Even when I was at the clinic, hooked up to an IV, she texted me lists of errands: “Pick up milk and cookies on your way back. Don’t forget to vacuum. Wash my car today.” Her demands never paused, not even while poison dripped into my veins.
The breaking point came when I discovered my car was gone. I returned from chemo one afternoon and found the driveway empty. Panicked, I asked her where it was. She casually admitted she had sold it—without telling me, forging my signature in the process. “You don’t need it,” she said flatly. “I used the money for rent. Living here isn’t free.”
That car was my last shred of independence. It was how I got to treatment without begging for rides. It was proof I still had some control over my life. And she took it without hesitation.
I might have endured it all in silence if not for Mara, my closest friend. One day, she drove me home from chemo, saw the state I was in, and demanded to know the truth.

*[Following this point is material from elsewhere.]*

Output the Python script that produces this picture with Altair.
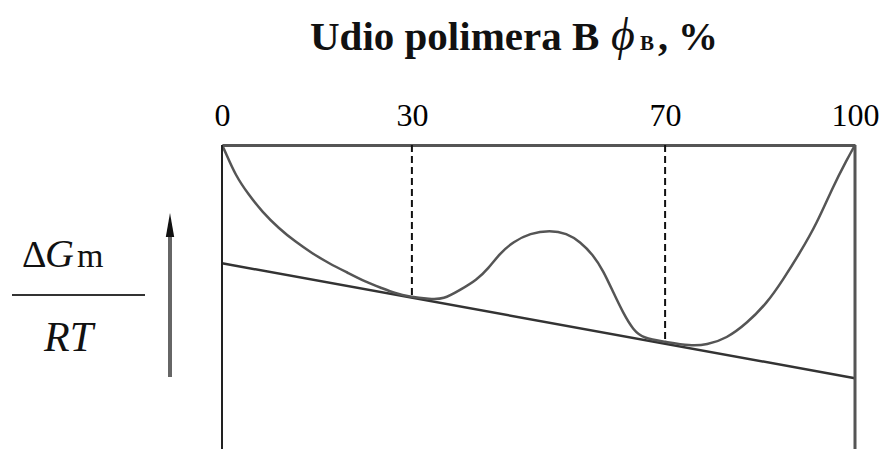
import altair as alt
import pandas as pd

# Curve of mixing free energy  (x: volume fraction of polymer B in %, y: dGm/RT, arbitrary units)
phi = [0, 0.52, 2.10, 4.22, 6.32, 8.96, 11.58, 14.22, 16.86, 20.02, 22.64, 25.28, 27.38, 29.49,
       32.86, 34.96, 37.6, 40.24, 42.07, 43.92, 46.02, 48.66, 51.82, 54.45, 56.56, 58.66, 60.24,
       61.82, 63.40, 64.98, 66.56, 69.98, 73.93, 76.57, 79.73, 82.89, 86.1, 88.6, 91.3, 94.0,
       96.5, 98.7, 100]
dg = [0, -0.22, -0.99, -1.64, -2.19, -2.74, -3.18, -3.56, -3.89, -4.22, -4.50, -4.71, -4.88, -4.99,
      -5.07, -5.08, -4.77, -4.44, -4.06, -3.56, -3.18, -2.90, -2.80, -2.90, -3.18, -3.62, -4.14,
      -4.85, -5.54, -6.09, -6.36, -6.47, -6.61, -6.58, -6.36, -5.87, -5.20, -4.44, -3.55, -2.57,
      -1.38, -0.49, 0]

# common tangent
tan_phi = [0, 100]
tan_dg = [-3.89, -7.67]

# dashed markers at the binodal compositions
mark_phi = [30, 70]
mark_top = [0, 0]
mark_dg = [-5.0, -6.5]

tick_values = [0, 30, 70, 100]
y_domain = [-10, 0]

title_main = "Udio polimera B"
title_phi = "ϕ"
title_sub = "B"
title_end = ", %"

SERIF = "Liberation Serif"

curve_df = pd.DataFrame({"phi": phi, "dg": dg})
tan_df = pd.DataFrame({"phi": tan_phi, "dg": tan_dg})
mark_df = pd.DataFrame({"phi": mark_phi, "top": mark_top, "dg": mark_dg})

xscale = alt.Scale(domain=[0, 100], nice=False, zero=False)
yscale = alt.Scale(domain=y_domain, nice=False, zero=False)

xaxis = alt.Axis(orient="top", values=tick_values, title=None, grid=False, ticks=False,
                 domainColor="#555555", domainWidth=3, labelFont=SERIF, labelFontSize=32,
                 labelColor="#000000", labelPadding=13, labelFlush=False, labelAngle=0,
                 format="d")

X = alt.X("phi:Q", scale=xscale, axis=xaxis)
Y = alt.Y("dg:Q", scale=yscale, axis=None)

curve = alt.Chart(curve_df).mark_line(color="#555555", strokeWidth=2.5, interpolate="basis").encode(
    x=X, y=Y)

tangent = alt.Chart(tan_df).mark_line(color="#333333", strokeWidth=2.5).encode(x=X, y=Y)

dashes = alt.Chart(mark_df).mark_rule(color="#111111", strokeWidth=2, strokeDash=[7, 4]).encode(
    x=X,
    y=alt.Y("top:Q", scale=yscale, axis=None),
    y2="dg:Q",
)


def one():
    return alt.Chart(alt.Data(values=[{"k": 0}]))


left_frame = one().mark_rule(color="#222222", strokeWidth=2).encode(
    x=alt.value(0), y=alt.value(0), y2=alt.value(304))
right_frame = one().mark_rule(color="#555555", strokeWidth=3).encode(
    x=alt.value(633), y=alt.value(0), y2=alt.value(304))


def txt(text, x, y, size, weight="normal", style="normal"):
    return one().mark_text(text=text, align="left", baseline="alphabetic", font=SERIF,
                           fontSize=size, fontWeight=weight, fontStyle=style,
                           color="#111111").encode(x=alt.value(x), y=alt.value(y))


t1 = txt(title_main, 88, -95, 41, weight="bold")
t2 = txt(title_phi, 389, -95, 46, style="italic")
t3 = txt(title_sub, 418, -95, 21, weight="bold")
t4 = txt(title_end, 436, -95, 40, weight="bold")

# y label: dGm / RT
l1 = txt("Δ", -200, 122, 38)
l2 = txt("G", -177, 122, 40, style="italic")
l3 = txt("m", -145, 122, 34)
l4 = txt("RT", -178, 206, 42, style="italic")
frac = one().mark_rule(color="#333333", strokeWidth=2).encode(
    x=alt.value(-210), x2=alt.value(-77), y=alt.value(150))

arrow = one().mark_rule(color="#666666", strokeWidth=4).encode(
    x=alt.value(-52), y=alt.value(232), y2=alt.value(88))
head = one().mark_point(shape="M0,-1L0.35,1L-0.35,1Z", filled=True, color="#111111",
                        opacity=1, size=576).encode(x=alt.value(-52), y=alt.value(80))

chart = alt.layer(
    dashes, tangent, curve, left_frame, right_frame,
    t1, t2, t3, t4, l1, l2, l3, l4, frac, arrow, head,
).properties(
    width=633, height=304,
    autosize=alt.AutoSizeParams(type="none"),
    padding={"left": 214, "top": 137, "right": 24, "bottom": 0},
).configure_view(stroke=None).configure(background="white")

chart.save("out.html", embed_options={"renderer": "svg", "actions": False})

I broke down and told her everything—the endless chores, the stolen food benefits, the texts, the car. Her face turned red with anger. “Lena,” she said, “this isn’t just cruel. It’s exploitation. You can’t stay here.”
When I insisted I had nowhere else to go, she cut me off. “Yes, you do. You’re coming home with me. Tonight.” And she meant it. We packed my things and left.
For the first time in months, I slept without fear of waking up to a new list taped to the fridge. Mara didn’t stop at giving me a place to stay. She urged me to report what my mother had done. I hesitated—years of emotional abuse had convinced me no one would believe me—but Mara refused to let me minimize the truth. With her by my side, I filed reports with both the police and social services.
To my shock, the authorities took me seriously. They called my mother’s actions what they were: financial exploitation of a vulnerable adult. Within weeks, social services revoked her access to my benefits, demanded repayment, and flagged her for further investigation. The car situation moved into legal proceedings as theft.
When my mother showed up at Mara’s apartment, she wasn’t remorseful. She was furious. She accused me of ruining her life, of being ungrateful for the “roof over my head.” But this time, I didn’t crumble. For the first time, I said the words she never expected to hear: “No. You don’t own me. You will face the consequences.” Mara shut the door on her shouting, and that door symbolized more than just an end to the argument. It was the end of her control over me.
Today, I’m still fighting cancer, but I’m no longer fighting alone—or under her roof. Mara gave me back more than shelter; she gave me back my dignity. My mother lost me, not because of my illness, but because she chose power and cruelty over love. And that’s something I’ll never let her take from me again.